Locate each line below that includes "chart" and reproduce it.
---------------
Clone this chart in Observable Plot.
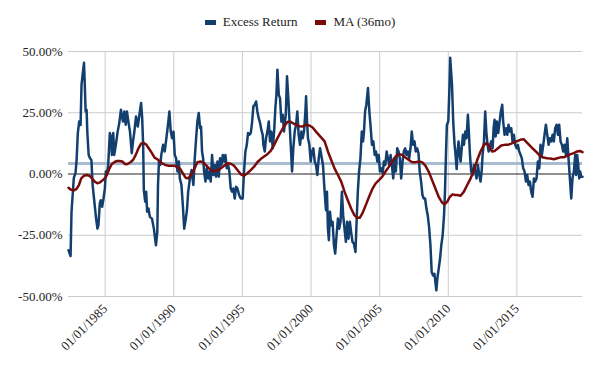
<!DOCTYPE html>
<html><head><meta charset="utf-8">
<script src="https://cdn.jsdelivr.net/npm/d3@7"></script>
<script src="https://cdn.jsdelivr.net/npm/@observablehq/plot@0.6"></script>
<style>
body{margin:0;background:#fff;font-family:Georgia,'Times New Roman',Times,'Liberation Serif','DejaVu Serif','Noto Serif',serif;}
#legend{height:44px;display:flex;justify-content:center;align-items:center;gap:18px;font-size:13px;color:#222;}
.item{display:flex;align-items:center;gap:7px}
.sw{width:11px;height:5px;display:inline-block}
svg text{font-family:Georgia,'Times New Roman',Times,'Liberation Serif','DejaVu Serif','Noto Serif',serif;}
</style></head><body>
<div id="legend"></div><div id="chart"></div>
<script>
// Excess return (%), by decimal year
const retYears = [1982.33,1982.48,1982.55,1982.65,1982.72,1982.84,1982.92,1983.01,1983.11,1983.21,1983.28,1983.36,1983.46,1983.50,1983.58,1983.65,1983.70,1983.80,1983.90,1984.00,1984.09,1984.19,1984.34,1984.44,1984.51,1984.61,1984.68,1984.78,1984.88,1984.98,1985.05,1985.12,1985.22,1985.34,1985.42,1985.49,1985.59,1985.66,1985.78,1985.91,1986.03,1986.15,1986.23,1986.30,1986.40,1986.50,1986.59,1986.69,1986.81,1986.94,1987.03,1987.13,1987.25,1987.38,1987.50,1987.62,1987.70,1987.77,1987.82,1987.92,1987.99,1988.06,1988.16,1988.26,1988.41,1988.55,1988.70,1988.80,1988.85,1988.92,1989.02,1989.09,1989.22,1989.34,1989.46,1989.58,1989.68,1989.78,1989.88,1989.98,1990.07,1990.17,1990.27,1990.37,1990.44,1990.56,1990.66,1990.76,1990.86,1990.96,1991.05,1991.18,1991.30,
1991.43,1991.53,1991.63,1991.72,1991.82,1991.92,1991.99,1992.06,1992.14,1992.21,1992.31,1992.40,1992.50,1992.60,1992.69,1992.79,1992.89,1992.99,1993.08,1993.18,1993.28,1993.37,1993.47,1993.57,1993.67,1993.76,1993.86,1993.96,1994.05,1994.15,1994.25,1994.34,1994.44,1994.54,1994.64,1994.76,1994.88,1995.02,1995.12,1995.22,1995.32,1995.41,1995.51,1995.61,1995.70,1995.80,1995.90,1996.00,1996.09,1996.19,1996.29,1996.38,1996.48,1996.53,1996.63,1996.72,1996.82,1996.92,1997.01,1997.11,1997.21,1997.31,1997.40,1997.48,1997.55,1997.65,1997.74,1997.84,1997.94,1998.03,1998.16,1998.25,1998.33,1998.42,1998.52,1998.62,1998.71,1998.81,1998.91,1999.00,1999.10,1999.20,1999.30,1999.39,1999.49,1999.59,1999.64,1999.71,1999.78,1999.88,1999.98,2000.07,2000.17,2000.27,2000.36,2000.46,2000.56,2000.66,
2000.87,2000.99,2001.09,2001.16,2001.23,2001.30,2001.38,2001.47,2001.57,2001.67,2001.76,2001.86,2001.96,2002.05,2002.15,2002.25,2002.34,2002.44,2002.54,2002.63,2002.73,2002.83,2002.92,2003.02,2003.12,2003.24,2003.31,2003.41,2003.50,2003.60,2003.70,2003.79,2003.86,2003.94,2004.03,2004.15,2004.25,2004.35,2004.44,2004.54,2004.64,2004.73,2004.83,2004.93,2005.02,2005.12,2005.22,2005.31,2005.41,2005.51,2005.60,2005.70,2005.80,2005.89,2005.99,2006.09,2006.18,2006.28,2006.38,2006.47,2006.57,2006.67,2006.76,2006.86,2006.96,2007.05,2007.15,2007.25,2007.34,2007.44,2007.54,2007.63,2007.73,2007.83,2007.92,2008.02,2008.12,2008.21,2008.31,2008.41,2008.50,2008.60,2008.70,2008.79,2008.89,2008.99,2009.06,2009.13,2009.20,2009.30,2009.40,2009.49,2009.59,2009.69,2009.76,2009.83,2009.90,2010.00,2010.07,2010.14,
2010.27,2010.36,2010.46,2010.53,2010.61,2010.68,2010.75,2010.83,2010.90,2011.00,2011.07,2011.14,2011.24,2011.33,2011.43,2011.50,2011.58,2011.67,2011.77,2011.87,2011.96,2012.06,2012.16,2012.26,2012.35,2012.43,2012.50,2012.60,2012.69,2012.77,2012.86,2012.94,2013.03,2013.13,2013.23,2013.30,2013.37,2013.45,2013.54,2013.64,2013.74,2013.83,2013.93,2014.00,2014.10,2014.20,2014.30,2014.39,2014.49,2014.59,2014.68,2014.78,2014.88,2014.98,2015.07,2015.17,2015.27,2015.36,2015.46,2015.56,2015.66,2015.75,2015.85,2015.95,2016.04,2016.14,2016.24,2016.33,2016.43,2016.53,2016.63,2016.72,2016.82,2016.92,2017.01,2017.11,2017.21,2017.31,2017.40,2017.50,2017.60,2017.69,2017.79,2017.89,2017.99,2018.08,2018.18,2018.28,2018.37,2018.47,2018.57,2018.67,2018.76,2018.86,2018.96,2019.05,2019.15,2019.25,2019.32,2019.39,2019.47,2019.54,2019.61,2019.68,2019.78];
const retValues = [-31.1,-33.5,-15.4,-7.2,-1.5,0.3,5.7,16.7,21.4,20.0,36.5,40.6,45.4,39.2,25.5,26.2,17.3,7.8,6.4,5.7,-4.5,-10.0,-18.2,-22.3,-21.0,-12.0,-10.7,-13.4,-10.0,-5.9,1.0,-0.4,3.7,16.7,15.3,7.8,16.7,7.8,11.9,17.3,20.8,26.2,23.5,21.4,25.5,20.1,25.5,21.4,17.3,8.5,13.3,17.3,23.5,19.4,24.2,29.0,22.8,11.9,-6.6,-11.3,-7.2,-15.4,-14.1,-17.5,-18.2,-22.3,-29.1,-23.6,-4.5,5.1,3.7,7.8,11.9,9.2,14.6,20.1,25.5,17.3,14.6,17.3,7.8,6.4,1.0,5.1,-1.8,-4.5,-12.7,-22.3,-18.9,-14.8,-7.2,-1.8,1.6,
-4.5,6.4,14.6,21.4,24.9,18.7,19.4,9.2,6.4,1.0,-3.1,2.3,-1.8,1.0,-3.1,7.8,-0.4,3.7,-1.1,5.1,-1.1,6.4,3.7,7.8,5.1,7.8,2.3,3.7,1.0,-5.9,-7.2,-5.9,-10.0,-5.2,-5.9,-8.6,-10.0,-10.0,1.0,9.2,11.9,16.7,16.0,16.7,20.8,27.6,28.3,29.6,25.5,22.8,20.8,18.0,16.0,11.9,9.2,14.6,17.3,21.4,13.3,17.3,10.5,17.3,26.9,32.4,42.6,32.4,31.0,21.4,24.2,17.3,24.2,39.9,32.4,22.8,11.9,1.0,10.5,17.3,20.1,25.5,16.0,11.9,17.3,14.6,17.3,25.5,31.7,21.4,14.6,11.9,5.1,9.2,10.5,5.1,3.7,-0.4,6.4,10.5,
3.7,-7.2,-14.8,-7.2,-22.3,-27.0,-15.4,-20.9,-19.5,-29.1,-32.5,-25.0,-18.2,-22.3,-19.5,-7.2,-16.8,-22.3,-27.7,-19.5,-26.4,-19.5,-23.6,-27.7,-28.4,-31.8,-20.9,-7.2,1.0,6.4,17.3,13.3,17.3,25.5,28.3,35.1,25.5,18.7,11.9,13.3,7.8,9.2,5.1,7.8,1.0,2.3,0.3,5.1,3.7,9.2,6.4,3.7,7.8,3.7,-1.8,6.4,1.0,10.5,9.2,6.4,-1.8,5.1,9.2,10.5,7.8,9.2,6.4,10.5,17.3,11.9,13.3,9.2,10.5,8.5,1.0,-3.1,-8.6,-10.0,-10.0,-14.1,-16.8,-21.6,-29.1,-40.0,-41.4,-40.7,-44.1,-47.5,-42.8,-38.7,-34.6,-29.1,-25.0,-16.8,-7.2,7.8,20.1,21.4,32.4,47.4,
36.5,21.4,11.9,7.8,2.0,9.2,13.3,7.8,5.1,11.9,16.0,11.9,17.3,14.6,24.2,17.3,7.8,1.0,-0.4,3.7,1.0,-1.8,3.7,-0.4,-3.1,1.0,7.8,13.3,25.5,17.3,11.9,9.2,11.9,13.3,10.5,18.7,22.1,15.3,21.4,16.7,21.4,25.5,28.3,21.4,16.0,18.7,16.0,20.1,17.3,18.7,13.3,16.0,11.9,10.5,11.9,9.2,7.8,6.4,2.3,1.0,-3.1,-0.4,-4.5,-3.1,-7.2,-9.3,-1.8,-3.1,-1.8,5.1,2.3,11.9,7.8,11.9,16.0,20.1,16.0,11.9,14.6,13.3,16.0,13.3,18.7,20.1,16.0,20.1,13.3,11.9,9.2,11.9,7.8,14.6,6.4,-1.8,-10.0,-1.8,1.0,7.8,-0.4,7.8,3.7,-1.8,1.0,-1.1,-1.1];

// 36-month moving average (%), by decimal year
const maYears = [1982.33,1982.48,1982.72,1982.92,1983.09,1983.26,1983.46,1983.65,1983.85,1984.04,1984.24,1984.44,1984.63,1984.83,1985.02,1985.17,1985.32,1985.47,1985.66,1985.86,1986.05,1986.25,1986.45,1986.64,1986.84,1987.03,1987.23,1987.43,1987.62,1987.82,1988.01,1988.21,1988.41,1988.60,1988.80,1989.00,1989.19,1989.39,1989.58,1989.83,1990.07,1990.27,1990.47,1990.66,1990.86,1991.05,1991.25,1991.48,1991.72,1991.97,1992.21,1992.45,1992.69,1992.94,1993.18,1993.42,1993.67,1993.91,1994.15,1994.39,1994.64,1994.88,1995.12,1995.36,1995.61,1995.85,1996.09,1996.33,1996.58,1996.82,1997.06,1997.31,1997.55,1997.79,1998.03,1998.28,1998.47,1998.67,1998.91,1999.15,1999.39,1999.64,1999.88,2000.12,2000.36,2000.99,2001.23,2001.47,2001.71,2001.96,2002.20,2002.44,2002.68,2002.92,2003.16,2003.36,2003.55,2003.74,2003.99,2004.23,2004.47,2004.71,2004.95,2005.19,2005.43,2005.68,2005.92,2006.16,2006.40,2006.64,2006.88,2007.13,2007.37,2007.61,2007.85,2008.09,2008.33,2008.57,2008.82,2009.06,2009.30,2009.54,2009.73,2009.93,2010.12,2010.31,2010.51,2010.66,2010.90,2011.14,2011.38,2011.63,2011.87,2012.11,2012.35,2012.60,2012.79,2012.99,2013.18,2013.37,2013.62,2013.86,2014.10,2014.34,2014.59,2014.83,2015.07,2015.32,2015.51,2015.70,2015.95,2016.19,2016.43,2016.67,2016.92,2017.21,2017.45,2017.69,2017.94,2018.18,2018.42,2018.67,2018.91,2019.15,2019.39,2019.59,2019.78];
const maValues = [-5.6,-6.3,-6.7,-6.1,-4.5,-1.8,-0.7,-0.4,-0.7,-1.8,-3.1,-3.8,-3.4,-2.5,-1.5,0.3,2.3,4.0,4.8,5.3,5.3,5.1,4.0,4.1,4.8,5.7,7.8,10.5,12.4,12.7,11.9,10.2,8.5,6.7,6.0,5.1,4.2,3.7,3.4,3.4,3.4,2.7,2.1,0.3,-1.5,-1.8,-0.3,1.8,4.8,5.1,4.4,3.0,1.6,1.2,1.4,2.3,3.4,4.4,4.2,3.4,1.6,-0.1,-0.7,0.3,1.6,3.0,4.8,6.1,7.1,8.1,9.4,11.9,14.6,17.1,19.4,21.2,21.4,20.8,20.1,19.5,19.4,20.1,19.8,19.0,17.3,13.3,9.2,5.7,2.3,-0.4,-3.1,-7.2,-10.7,-14.1,-16.8,-17.9,-17.9,-16.1,-12.7,-9.3,-6.1,-3.8,-2.5,-1.1,1.0,3.0,5.1,7.1,8.1,7.8,6.7,5.7,4.8,4.8,5.1,4.8,3.4,1.0,-2.5,-5.9,-9.3,-11.6,-12.4,-11.3,-9.3,-8.3,-8.6,-8.6,-8.9,-7.2,-4.5,-1.8,1.6,5.7,9.2,11.9,12.6,11.2,9.2,9.4,10.5,11.6,11.9,11.9,12.4,13.0,13.5,14.1,14.2,13.0,11.6,10.2,8.9,7.5,6.7,6.4,6.3,6.0,6.4,6.8,6.8,7.5,8.1,8.5,9.2,9.4,8.9];

const avgReturn = 4.3;
const tickYears = [1985, 1990, 1995, 2000, 2005, 2010, 2015];
const yTicks = [-50, -25, 0, 25, 50];
const seriesNames = ["Excess Return", "MA (36mo)"];
const seriesColors = ["#123f6e", "#7a0b0b"];
const serifStack = "Georgia, 'Times New Roman', Times, 'Liberation Serif', 'DejaVu Serif', 'Noto Serif', serif";

const toDate = y => { const yr = Math.floor(y); const s = Date.UTC(yr,0,1), e = Date.UTC(yr+1,0,1); return new Date(s + (y-yr)*(e-s)); };
const ret = retYears.map((y,i) => ({date: toDate(y), value: retValues[i]}));
const ma = maYears.map((y,i) => ({date: toDate(y), value: maValues[i]}));
const xTicks = tickYears.map(y => new Date(Date.UTC(y,0,1)));

const legend = document.getElementById("legend");
seriesNames.forEach((n,i) => {
  const it = document.createElement("div"); it.className = "item";
  const sw = document.createElement("span"); sw.className = "sw"; sw.style.background = seriesColors[i];
  const t = document.createElement("span"); t.textContent = n;
  it.append(sw, t); legend.append(it);
});

const chart = Plot.plot({
  width: 600, height: 327,
  marginLeft: 68, marginRight: 18, marginTop: 7, marginBottom: 75,
  style: {fontFamily: serifStack, fontSize: "13px", color: "#222", background: "#fff"},
  x: {type: "utc", domain: d3.extent(ret, d => d.date)},
  y: {domain: [-50, 50]},
  marks: [
    Plot.gridX(xTicks, {stroke: "#cccccc", strokeOpacity: 1}),
    Plot.gridY(yTicks.filter(v => v !== 0), {stroke: "#cccccc", strokeOpacity: 1}),
    Plot.ruleY([avgReturn], {stroke: "#a9bccf", strokeWidth: 3}),
    Plot.ruleY([0], {stroke: "#222", strokeWidth: 1}),
    Plot.line(ret, {x: "date", y: "value", stroke: seriesColors[0], strokeWidth: 2.5}),
    Plot.line(ma, {x: "date", y: "value", stroke: seriesColors[1], strokeWidth: 2.5}),
    Plot.axisY({ticks: yTicks, tickFormat: d => d.toFixed(2) + "%", tickSize: 0, tickPadding: 6, label: null}),
    Plot.axisX({ticks: xTicks, tickFormat: d => "01/01/" + d.getUTCFullYear(), tickRotate: -45, tickSize: 0, tickPadding: 10, label: null})
  ]
});
document.getElementById("chart").append(chart);
</script></body></html>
---------------
Written answer:
Clone this chart in Observable Plot.
<div id="legend"></div><div id="chart"></div>
const chart = Plot.plot({
document.getElementById("chart").append(chart);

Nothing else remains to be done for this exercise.